Question 2 Multiple Choice
Why must an inner model M be transitive in order to function as a genuine model of ZFC?
ATransitivity ensures M contains all ordinals of V, giving it sufficient 'height'
BTransitivity ensures the ∈-relation inside M agrees with the actual ∈-relation in V, so M's sets are genuine sets rather than artificial simulations
CTransitivity ensures M is closed under power sets and unions
DTransitivity is a convention, not a logical requirement — non-transitive inner models also work
Transitivity means: if a ∈ M and b ∈ a, then b ∈ M. This closure condition ensures that when M 'sees' a membership relation a ∈ b, it is the real ∈ of V — not some artificially restricted version. Without transitivity, M might have sets whose elements fall outside M, making M's ∈-relation a distortion of the true one. Transitive models are honest: their membership relation is the real thing.
Question 3 True / False
Showing that L ⊨ GCH proves that ZFC + GCH is consistent relative to ZFC.
TTrue
FFalse
Answer: True
This is exactly what the inner model technique establishes. If ZFC has a model (i.e., if ZFC is consistent), then L — constructed inside any model of ZFC — is a model of ZFC + GCH. So a proof of inconsistency of ZFC + GCH would translate into a proof of inconsistency of ZFC. The result is conditional: Con(ZFC) → Con(ZFC + GCH).
Question 4 True / False
A relative consistency proof for a statement φ, using an inner model M where φ holds, establishes that φ is true in the actual set-theoretic universe V.
TTrue
FFalse
Answer: False
A relative consistency proof establishes only that φ cannot be *disproved* from ZFC — not that φ is true. The inner model M is one possible set-theoretic universe satisfying ZFC, but V may be a different universe where φ fails. GCH holds in L (an inner model), but Cohen's forcing constructed models of ZFC where GCH fails, showing GCH is independent of ZFC — neither provable nor disprovable.
Question 5 Short Answer
Why does a relative consistency proof not settle whether a statement like GCH is 'actually true,' and what additional investigation would be required to fully resolve GCH's status?

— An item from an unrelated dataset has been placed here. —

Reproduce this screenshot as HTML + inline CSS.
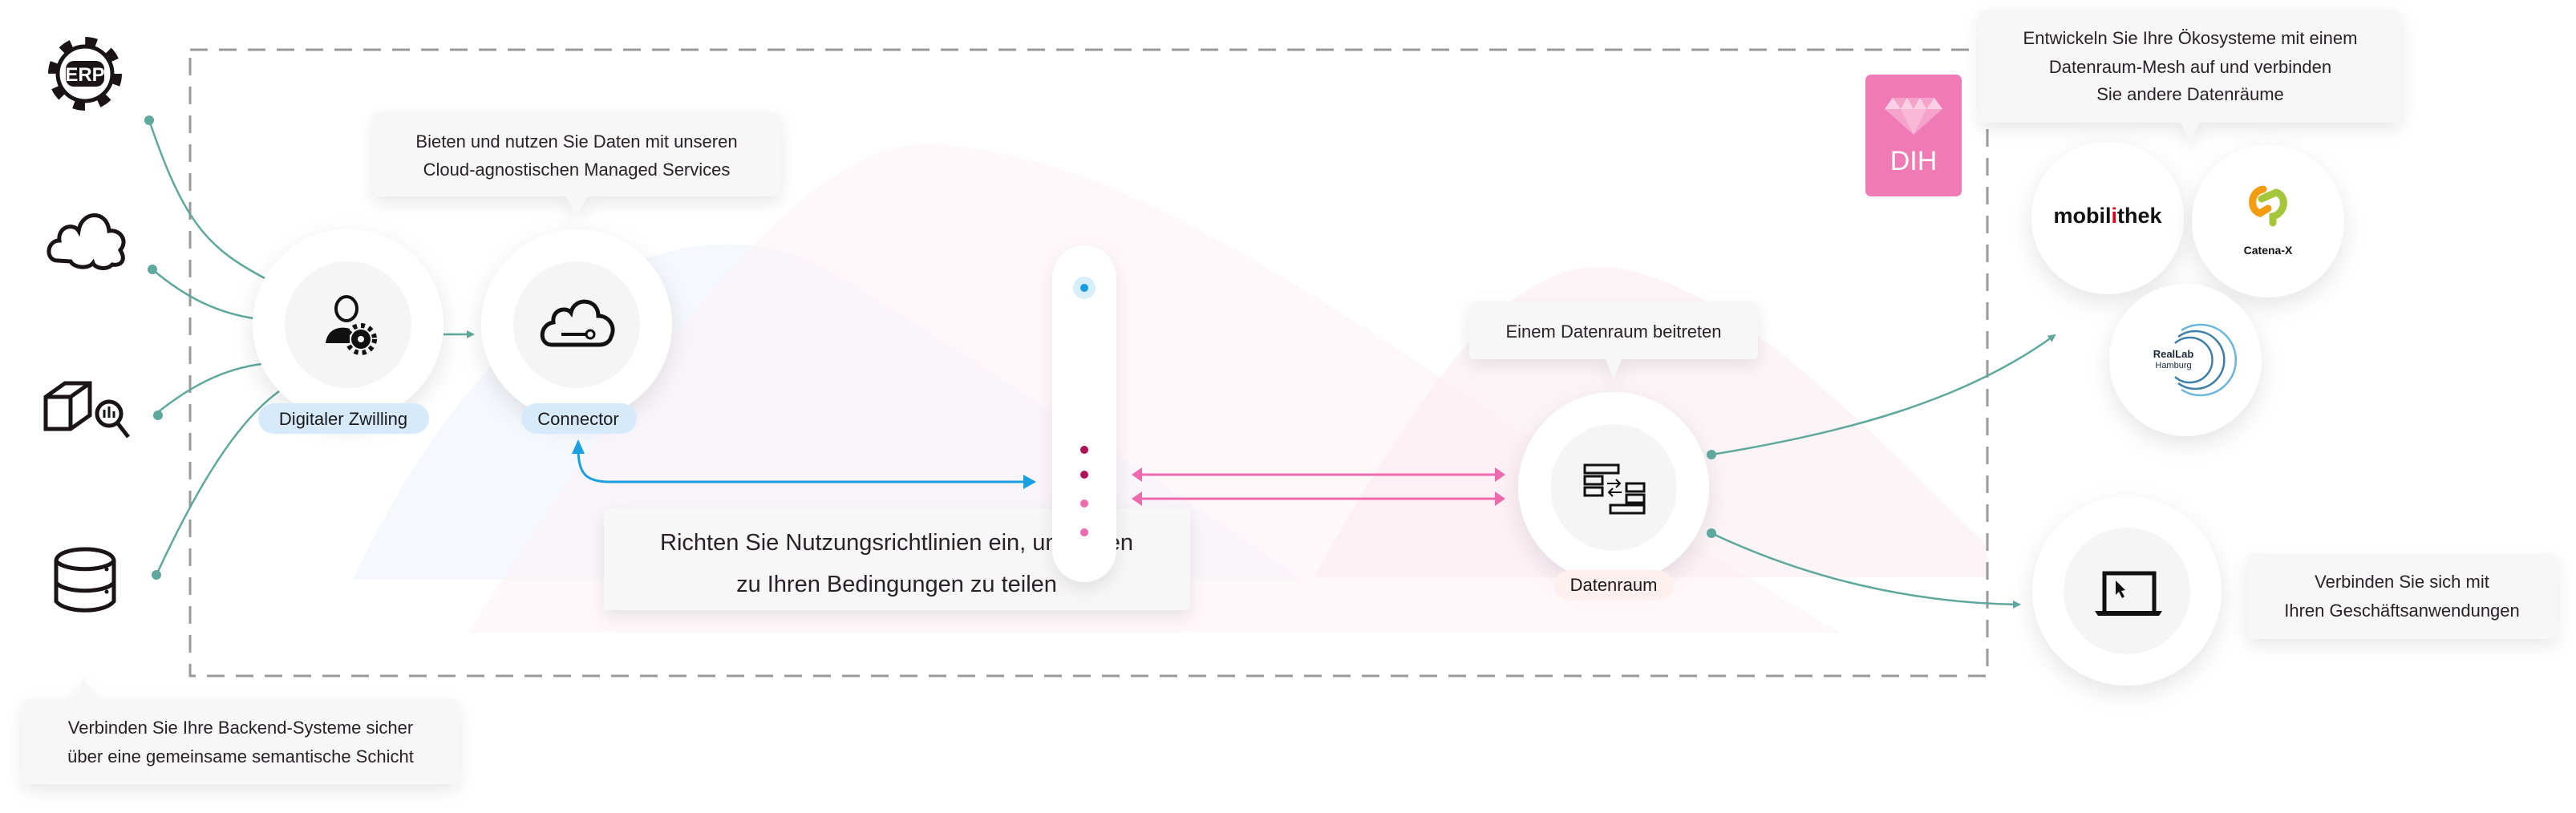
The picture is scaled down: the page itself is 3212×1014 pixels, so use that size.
<!DOCTYPE html>
<html><head><meta charset="utf-8"><style>
html,body{margin:0;padding:0;background:#fff;}
svg{display:block;font-family:"Liberation Sans",sans-serif;}
</style></head><body>
<svg width="3212" height="1014" viewBox="0 0 3212 1014" xmlns="http://www.w3.org/2000/svg">
<defs>
<filter id="sh" x="-30%" y="-30%" width="160%" height="170%"><feDropShadow dx="0" dy="10" stdDeviation="14" flood-color="#000" flood-opacity="0.10"/></filter>
<filter id="sh2" x="-20%" y="-30%" width="140%" height="180%"><feDropShadow dx="0" dy="8" stdDeviation="10" flood-color="#000" flood-opacity="0.09"/></filter>
<marker id="ag" markerWidth="10" markerHeight="10" refX="8" refY="5" orient="auto" markerUnits="userSpaceOnUse"><path d="M0,0 L10,5 L0,10 z" fill="#5fa89e"/></marker>
</defs>

<!-- background mountains -->
<path d="M440,723 C640,300 900,250 1049,346 C1200,440 1450,600 1623,723 Z" fill="#eef4fb" opacity="0.6"/>
<path d="M584,789 C800,450 1000,180 1150,180 C1450,180 1800,500 2294,789 Z" fill="#fdf2f7" opacity="0.55"/>
<path d="M1638,720 C1780,470 1880,333 1993,333 C2150,333 2350,560 2478,680 L2478,720 Z" fill="#fcecf3" opacity="0.6"/>

<!-- dashed box -->
<rect x="237" y="62" width="2241" height="781" fill="none" stroke="#9a9a9a" stroke-width="3" stroke-dasharray="22,14"/>

<!-- left teal lines -->
<g stroke="#5fa89e" stroke-width="2.5" fill="none">
<path d="M186,150 C230,280 260,310 332,348"/>
<path d="M190,336 C230,370 270,390 316,397"/>
<path d="M197,514 C240,480 280,460 326,454"/>
<path d="M195,717 C240,620 290,530 348,488"/>
</g>
<g fill="#5fa89e">
<circle cx="186" cy="150" r="6"/><circle cx="190" cy="336" r="6"/><circle cx="197" cy="518" r="6"/><circle cx="195" cy="717" r="6"/>
</g>

<!-- left icons -->
<g fill="none" stroke="#1a1416" stroke-width="5">
<!-- ERP gear -->
<circle cx="106" cy="92" r="40" stroke-dasharray="14,17.4" stroke-width="12"/>
<circle cx="106" cy="92" r="34" fill="#fff" stroke-width="5"/>
<!-- cloud -->
<path d="M72,325 C56,325 58,300 74,300 C72,282 92,278 98,288 C102,262 134,262 136,288 C150,286 160,300 150,312 C158,325 150,332 140,330 C132,338 118,334 116,328 C110,336 92,334 88,326 Z" stroke-width="5"/>
<!-- box -->
<path d="M57,495 L81,478 L112,478 L112,518 L88,535 L57,535 Z M57,495 L88,495 L88,535 M88,495 L112,478"/>
<circle cx="136" cy="516" r="15" fill="#fff"/>
<path d="M146,527 L160,545"/>
<!-- db -->
<path d="M70,700 C70,680 142,680 142,700 L142,750 C130,765 82,765 70,750 Z M70,700 C82,713 130,713 142,700 M70,727 C82,740 130,740 142,727"/>
</g>
<rect x="82" y="76" width="48" height="32" rx="10" fill="#1a1416"/>
<text x="106" y="101" font-size="24" font-weight="bold" fill="#fff" text-anchor="middle">ERP</text>
<path d="M130,511 v10 M136,507 v14 M142,513 v8" stroke="#1a1416" stroke-width="3"/>
<circle cx="133" cy="710" r="2.5" fill="#1a1416"/><circle cx="133" cy="738" r="2.5" fill="#1a1416"/>

<!-- bottom-left tooltip -->
<g filter="url(#sh2)">
<rect x="28" y="872" width="544" height="106" rx="8" fill="#f7f7f7"/>
<path d="M92,873 L105,845 L118,873 z" fill="#f7f7f7"/>
</g>
<text font-size="22" fill="#2a2226" text-anchor="middle"><tspan x="300" y="915">Verbinden Sie Ihre Backend-Systeme sicher</tspan><tspan x="300" y="951">über eine gemeinsame semantische Schicht</tspan></text>

<!-- tooltip 1 -->
<g filter="url(#sh2)">
<rect x="465" y="140" width="508" height="105" rx="8" fill="#f7f7f7"/>
<path d="M705,244 L719,268 L733,244 z" fill="#f7f7f7"/>
</g>
<text font-size="22" fill="#2a2226" text-anchor="middle"><tspan x="719" y="184">Bieten und nutzen Sie Daten mit unseren</tspan><tspan x="719" y="219">Cloud-agnostischen Managed Services</tspan></text>

<!-- twin -> connector arrow -->
<path d="M553,417 L590,417" stroke="#5fa89e" stroke-width="2.5" marker-end="url(#ag)"/>

<!-- Digital twin circle -->
<circle cx="434" cy="405" r="119" fill="#fff" filter="url(#sh)"/>
<circle cx="434" cy="405" r="79" fill="#f5f5f5"/>
<g fill="#111">
<ellipse cx="432" cy="385" rx="13" ry="15" fill="none" stroke="#111" stroke-width="4"/>
<path d="M406,428 C408,410 424,406 436,410 L436,428 Z"/>
<circle cx="450" cy="423" r="12"/>
<circle cx="450" cy="423" r="17" fill="none" stroke="#111" stroke-width="6" stroke-dasharray="5,5"/>
<circle cx="450" cy="423" r="4" fill="#f5f5f5"/>
</g>
<rect x="322" y="503" width="213" height="38" rx="19" fill="#d6eafb"/>
<text x="428" y="530" font-size="22" fill="#1a1a1a" text-anchor="middle">Digitaler Zwilling</text>

<!-- Connector circle -->
<circle cx="719" cy="405" r="119" fill="#fff" filter="url(#sh)"/>
<circle cx="719" cy="405" r="79" fill="#f5f5f5"/>
<path d="M688,430 C672,430 672,405 690,402 C688,386 706,382 712,390 C716,370 746,372 746,394 C760,394 768,408 762,420 C760,428 752,430 748,430 Z" fill="none" stroke="#111" stroke-width="5"/>
<path d="M700,417 L732,417" stroke="#111" stroke-width="4"/>
<circle cx="736" cy="417" r="5" fill="#f5f5f5" stroke="#111" stroke-width="3"/>
<rect x="650" y="503" width="144" height="38" rx="19" fill="#d6eafb"/>
<text x="721" y="530" font-size="22" fill="#1a1a1a" text-anchor="middle">Connector</text>

<!-- blue arrow -->
<path d="M721,560 C721,590 730,601 760,601 L1280,601" stroke="#1a9fe0" stroke-width="3" fill="none"/>
<path d="M713,566 L721,548 L729,566 z" fill="#1a9fe0"/>
<path d="M1276,592 L1292,601 L1276,610 z" fill="#1a9fe0"/>

<!-- text box Richten -->
<g filter="url(#sh2)"><rect x="753" y="634" width="731" height="127" rx="6" fill="#f7f7f7"/></g>
<text font-size="29" fill="#2a2226" text-anchor="middle"><tspan x="1118" y="686">Richten Sie Nutzungsrichtlinien ein, um Daten</tspan><tspan x="1118" y="738">zu Ihren Bedingungen zu teilen</tspan></text>

<!-- vertical bar -->
<rect x="1312" y="306" width="80" height="420" rx="40" fill="#fff" filter="url(#sh2)"/>
<circle cx="1352" cy="359" r="14" fill="#d8eff9"/>
<circle cx="1352" cy="359" r="5" fill="#1a9fe0"/>
<circle cx="1352" cy="561" r="5" fill="#b0125a"/>
<circle cx="1352" cy="592" r="5" fill="#b0125a"/>
<circle cx="1352" cy="628" r="5" fill="#ee6aae"/>
<circle cx="1352" cy="664" r="5" fill="#ee6aae"/>

<!-- pink double arrows -->
<g stroke="#ee6aae" stroke-width="3">
<path d="M1420,592 L1868,592"/><path d="M1420,622 L1868,622"/>
</g>
<g fill="#ee6aae">
<path d="M1411,592 L1424,583 L1424,601 z"/><path d="M1877,592 L1864,583 L1864,601 z"/>
<path d="M1411,622 L1424,613 L1424,631 z"/><path d="M1877,622 L1864,613 L1864,631 z"/>
</g>

<!-- Datenraum tooltip -->
<g filter="url(#sh2)">
<rect x="1832" y="377" width="360" height="71" rx="6" fill="#f7f7f7"/>
<path d="M2002,447 L2012,474 L2022,447 z" fill="#f7f7f7"/>
</g>
<text x="2012" y="421" font-size="22" fill="#2a2226" text-anchor="middle">Einem Datenraum beitreten</text>

<!-- green right lines -->
<g stroke="#5fa89e" stroke-width="2.5" fill="none">
<path d="M2134,567 C2300,540 2450,500 2562,418" marker-end="url(#ag)"/>
<path d="M2134,665 C2250,720 2380,752 2518,754" marker-end="url(#ag)"/>
</g>

<!-- Datenraum circle -->
<circle cx="2012" cy="608" r="119" fill="#fff" filter="url(#sh)"/>
<circle cx="2012" cy="608" r="79" fill="#f5f5f5"/>
<g fill="none" stroke="#111" stroke-width="3">
<rect x="1976" y="580" width="42" height="10"/><rect x="1976" y="594" width="22" height="10"/><rect x="1976" y="608" width="22" height="10"/>
<rect x="2028" y="603" width="22" height="10"/><rect x="2028" y="617" width="22" height="10"/><rect x="2008" y="630" width="42" height="10"/>
<path d="M2004,603 L2020,603 M2015,598 L2020,603 L2015,608 M2022,614 L2006,614 M2011,609 L2006,614 L2011,619" stroke-width="2"/>
</g>
<circle cx="2134" cy="567" r="6" fill="#5fa89e"/>
<circle cx="2134" cy="665" r="6" fill="#5fa89e"/>
<rect x="1938" y="711" width="148" height="38" rx="19" fill="#fdf0ee"/>
<text x="2012" y="737" font-size="22" fill="#1a1a1a" text-anchor="middle">Datenraum</text>

<!-- DIH -->
<rect x="2326" y="93" width="120" height="152" rx="7" fill="#f07ab5"/>
<path d="M2350,136 L2360,122 L2412,122 L2422,136 L2386,168 Z" fill="#f5a3cb"/>
<path d="M2350,136 L2360,122 L2370,136 L2378,122 L2386,136 L2394,122 L2402,136 L2412,122 L2422,136 Z" fill="#fbd0e4"/>
<path d="M2370,136 L2386,168 L2402,136" fill="#f8b8d6"/>
<text x="2386" y="212" font-size="34" fill="#fff" text-anchor="middle">DIH</text>

<!-- tooltip 3 -->
<g filter="url(#sh2)">
<rect x="2468" y="12" width="526" height="141" rx="8" fill="#f7f7f7"/>
<path d="M2719,152 L2731,178 L2743,152 z" fill="#f7f7f7"/>
</g>
<text font-size="22" fill="#2a2226" text-anchor="middle"><tspan x="2731" y="55">Entwickeln Sie Ihre Ökosysteme mit einem</tspan><tspan x="2731" y="91">Datenraum-Mesh auf und verbinden</tspan><tspan x="2731" y="125">Sie andere Datenräume</tspan></text>

<!-- logos circles -->
<circle cx="2628" cy="272" r="95" fill="#fff" filter="url(#sh)"/>
<circle cx="2828" cy="276" r="95" fill="#fff" filter="url(#sh)"/>
<circle cx="2725" cy="449" r="95" fill="#fff" filter="url(#sh)"/>
<text x="2628" y="278" font-size="27" font-weight="bold" fill="#111" text-anchor="middle">mobil<tspan fill="#e2001a">i</tspan>thek</text>
<g fill="none" stroke-width="9" stroke-linecap="round">
<path d="M2822,236 C2806,238 2804,262 2818,266 L2828,260" stroke="#f39c12"/>
<path d="M2820,248 L2838,240 C2852,244 2850,266 2834,270 L2834,278" stroke="#a5c63b"/>
</g>
<text x="2828" y="317" font-size="14" font-weight="bold" fill="#111" text-anchor="middle">Catena-X</text>
<g fill="none" stroke="#3d7fa6" stroke-width="2.5">
<path d="M2712,428 A28,28 0 1,1 2712,470"/><path d="M2716,420 A36,36 0 1,1 2716,478"/><path d="M2720,412 A44,44 0 1,1 2720,486" stroke="#6bb6d9"/>
</g>
<text x="2710" y="446" font-size="13" font-weight="bold" fill="#1a2a3a" text-anchor="middle">RealLab</text>
<text x="2710" y="459" font-size="11" fill="#1a2a3a" text-anchor="middle">Hamburg</text>

<!-- laptop circle -->
<circle cx="2652" cy="737" r="118" fill="#fff" filter="url(#sh)"/>
<circle cx="2652" cy="737" r="79" fill="#f5f5f5"/>
<path d="M2624,762 L2624,715 L2686,715 L2686,762" fill="none" stroke="#111" stroke-width="5"/>
<path d="M2612,762 L2696,762 L2692,768 L2616,768 Z" fill="#111"/>
<path d="M2638,724 L2638,742 L2642,738 L2646,746 L2649,744 L2645,737 L2650,736 Z" fill="#111"/>

<!-- tooltip 4 -->
<g filter="url(#sh2)"><rect x="2802" y="691" width="386" height="106" rx="8" fill="#f7f7f7"/></g>
<text font-size="22" fill="#2a2226" text-anchor="middle"><tspan x="2995" y="733">Verbinden Sie sich mit</tspan><tspan x="2995" y="769">Ihren Geschäftsanwendungen</tspan></text>
</svg>
</body></html>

Think about your answer, then reveal below.
Model answer: A relative consistency proof shows only that assuming φ leads to no new contradictions — Con(ZFC) → Con(ZFC + φ). It says nothing about truth in V itself, because V might not equal the inner model M used in the proof. To fully resolve GCH's status requires showing both Con(ZFC + GCH) and Con(ZFC + ¬GCH). Gödel's L gives the first; Cohen's forcing gives the second. Together they establish independence: GCH is neither provable nor disprovable from ZFC, so its truth value depends on which additional axioms (if any) one adopts.
Relative consistency answers 'can this coexist with ZFC?' not 'is this true?' Independence is the strongest possible result from this program: it shows ZFC is genuinely underdetermined about GCH. Resolving which value is 'correct' (if the question has an answer) requires stepping outside ZFC to examine large cardinal axioms, inner model theory at the level of L[U], and other foundational commitments — an active research program in set theory today.